┌─ Source material

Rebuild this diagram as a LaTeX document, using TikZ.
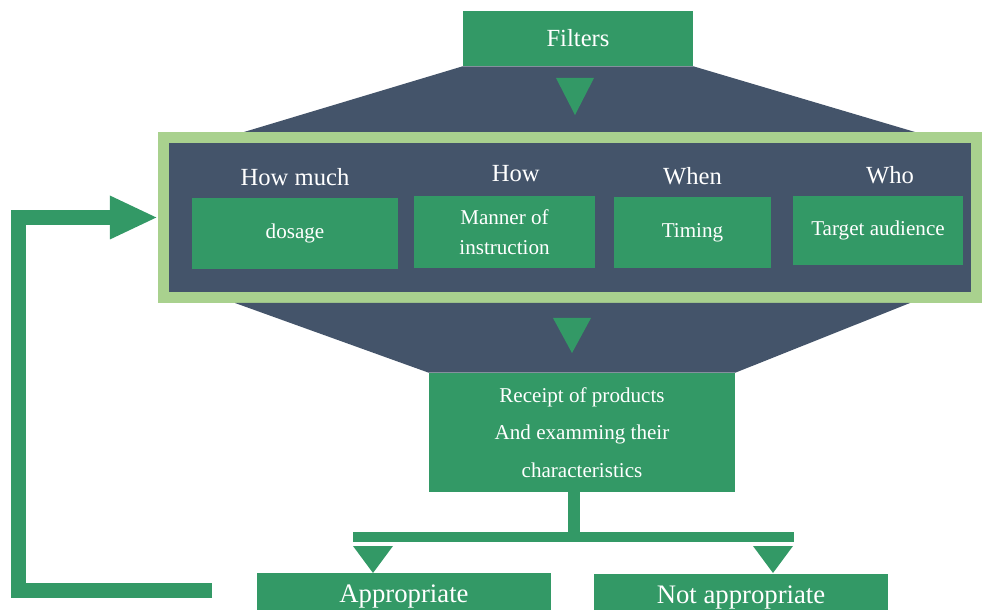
\documentclass[tikz,border=0pt]{standalone}
\usepackage{fontspec}
\setmainfont{Liberation Serif}
\usepackage{tikz}
\usetikzlibrary{calc,arrows.meta,positioning}
\definecolor{leaf}{RGB}{51,153,102}
\definecolor{slate}{RGB}{68,84,106}
\definecolor{lime}{RGB}{169,209,142}

\begin{document}
\begin{tikzpicture}[x=0.025cm, y=-0.025cm,
    box/.style={fill=leaf, text=white, align=center, inner sep=0pt,
        font=\fontsize{15}{21}\selectfont},
    hdr/.style={text=white, inner sep=0pt, font=\fontsize{17.5}{20}\selectfont},
    pointer/.style={fill=leaf},
    fback/.style={draw=leaf, line width=0.375cm, line join=miter,
        -{Triangle[length=1.2cm, width=1cm]}}]
    \useasboundingbox (0,0) rectangle (982,610);

    % Filters on top of the funnel
    \node[box, minimum width=5.75cm, minimum height=1.375cm,
        font=\fontsize{17.5}{20}\selectfont] (filters) at (578,38.5) {Filters};
    \node[draw=lime, line width=0.275cm, fill=slate, minimum width=20.325cm,
        minimum height=4cm, inner sep=0pt] (frame) at (570,217.5) {};
    \fill[slate] (filters.south west) -- (filters.south east) -- (915,132) -- (244,132) -- cycle;
    \fill[pointer] (556,78) -- (594,78) -- (575,115) -- cycle;

    % The four filters
    \node[box, minimum width=5.15cm, minimum height=1.775cm] (dosage) at (295,233.5) {dosage};
    \node[box, minimum width=4.525cm, minimum height=1.8cm] (manner) at (504.5,232) {Manner of\\instruction};
    \node[box, minimum width=3.925cm, minimum height=1.775cm] (timing) at (692.5,232.5) {Timing};
    \node[box, minimum width=4.25cm, minimum height=1.725cm] (target) at (878,230.5) {Target audience};
    \node[hdr, above=0.28cm of dosage] (howmuch) {How much};
    \node[hdr, above=0.35cm of manner, xshift=0.28cm] (how) {How};
    \node[hdr, above=0.28cm of timing] (when) {When};
    \node[hdr, above=0.28cm of target, xshift=0.3cm] (who) {Who};

    % Products
    \node[box, minimum width=7.65cm, minimum height=2.975cm,
        font=\fontsize{15}{26.6}\selectfont] (receipt) at (582,432.5)
        {Receipt of products\\And examming their\\characteristics};
    \fill[slate] (235,303) -- (910,303) -- (receipt.north east) -- (receipt.north west) -- cycle;
    \fill[pointer] (553,318) -- (591,318) -- (572,353) -- cycle;

    % Outcomes
    \node[box, minimum width=7.35cm, minimum height=1.15cm,
        font=\fontsize{19}{22}\selectfont] (appr) at (404,596) {Appropriate};
    \node[box, minimum width=7.35cm, minimum height=1.15cm,
        font=\fontsize{19}{22}\selectfont] (notappr) at (741,597) {Not appropriate};
    \coordinate (split) at (574,537);
    \draw[leaf, line width=0.3cm] (split |- receipt.south) -- (split);
    \draw[leaf, line width=0.25cm] (353,537) -- (794,537);
    \fill[pointer] (353,546) -- (393,546) -- (373,573) -- cycle;
    \fill[pointer] (753,546) -- (793,546) -- (773,573) -- cycle;

    % Back to the filters
    \coordinate (fbstart) at (212,590.5);
    \coordinate (fbturn) at (18.5,217.5);
    \draw[fback] (fbstart) -| (fbturn) -- (frame.west);
\end{tikzpicture}
\end{document}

└─

Leaving the pictures aside, transcribe the entire listing exactly.

Result for this task:
Rebuild this diagram as a LaTeX document, using TikZ.
\documentclass[tikz,border=0pt]{standalone}
\usepackage{fontspec}
\setmainfont{Liberation Serif}
\usepackage{tikz}
\usetikzlibrary{calc,arrows.meta,positioning}
\definecolor{leaf}{RGB}{51,153,102}
\definecolor{slate}{RGB}{68,84,106}
\definecolor{lime}{RGB}{169,209,142}

\begin{document}
\begin{tikzpicture}[x=0.025cm, y=-0.025cm,
    box/.style={fill=leaf, text=white, align=center, inner sep=0pt,
        font=\fontsize{15}{21}\selectfont},
    hdr/.style={text=white, inner sep=0pt, font=\fontsize{17.5}{20}\selectfont},
    pointer/.style={fill=leaf},
    fback/.style={draw=leaf, line width=0.375cm, line join=miter,
        -{Triangle[length=1.2cm, width=1cm]}}]
    \useasboundingbox (0,0) rectangle (982,610);

    % Filters on top of the funnel
    \node[box, minimum width=5.75cm, minimum height=1.375cm,
        font=\fontsize{17.5}{20}\selectfont] (filters) at (578,38.5) {Filters};
    \node[draw=lime, line width=0.275cm, fill=slate, minimum width=20.325cm,
        minimum height=4cm, inner sep=0pt] (frame) at (570,217.5) {};
    \fill[slate] (filters.south west) -- (filters.south east) -- (915,132) -- (244,132) -- cycle;
    \fill[pointer] (556,78) -- (594,78) -- (575,115) -- cycle;

    % The four filters
    \node[box, minimum width=5.15cm, minimum height=1.775cm] (dosage) at (295,233.5) {dosage};
    \node[box, minimum width=4.525cm, minimum height=1.8cm] (manner) at (504.5,232) {Manner of\\instruction};
    \node[box, minimum width=3.925cm, minimum height=1.775cm] (timing) at (692.5,232.5) {Timing};
    \node[box, minimum width=4.25cm, minimum height=1.725cm] (target) at (878,230.5) {Target audience};
    \node[hdr, above=0.28cm of dosage] (howmuch) {How much};
    \node[hdr, above=0.35cm of manner, xshift=0.28cm] (how) {How};
    \node[hdr, above=0.28cm of timing] (when) {When};
    \node[hdr, above=0.28cm of target, xshift=0.3cm] (who) {Who};

    % Products
    \node[box, minimum width=7.65cm, minimum height=2.975cm,
        font=\fontsize{15}{26.6}\selectfont] (receipt) at (582,432.5)
        {Receipt of products\\And examming their\\characteristics};
    \fill[slate] (235,303) -- (910,303) -- (receipt.north east) -- (receipt.north west) -- cycle;
    \fill[pointer] (553,318) -- (591,318) -- (572,353) -- cycle;

    % Outcomes
    \node[box, minimum width=7.35cm, minimum height=1.15cm,
        font=\fontsize{19}{22}\selectfont] (appr) at (404,596) {Appropriate};
    \node[box, minimum width=7.35cm, minimum height=1.15cm,
        font=\fontsize{19}{22}\selectfont] (notappr) at (741,597) {Not appropriate};
    \coordinate (split) at (574,537);
    \draw[leaf, line width=0.3cm] (split |- receipt.south) -- (split);
    \draw[leaf, line width=0.25cm] (353,537) -- (794,537);
    \fill[pointer] (353,546) -- (393,546) -- (373,573) -- cycle;
    \fill[pointer] (753,546) -- (793,546) -- (773,573) -- cycle;

    % Back to the filters
    \coordinate (fbstart) at (212,590.5);
    \coordinate (fbturn) at (18.5,217.5);
    \draw[fback] (fbstart) -| (fbturn) -- (frame.west);
\end{tikzpicture}
\end{document}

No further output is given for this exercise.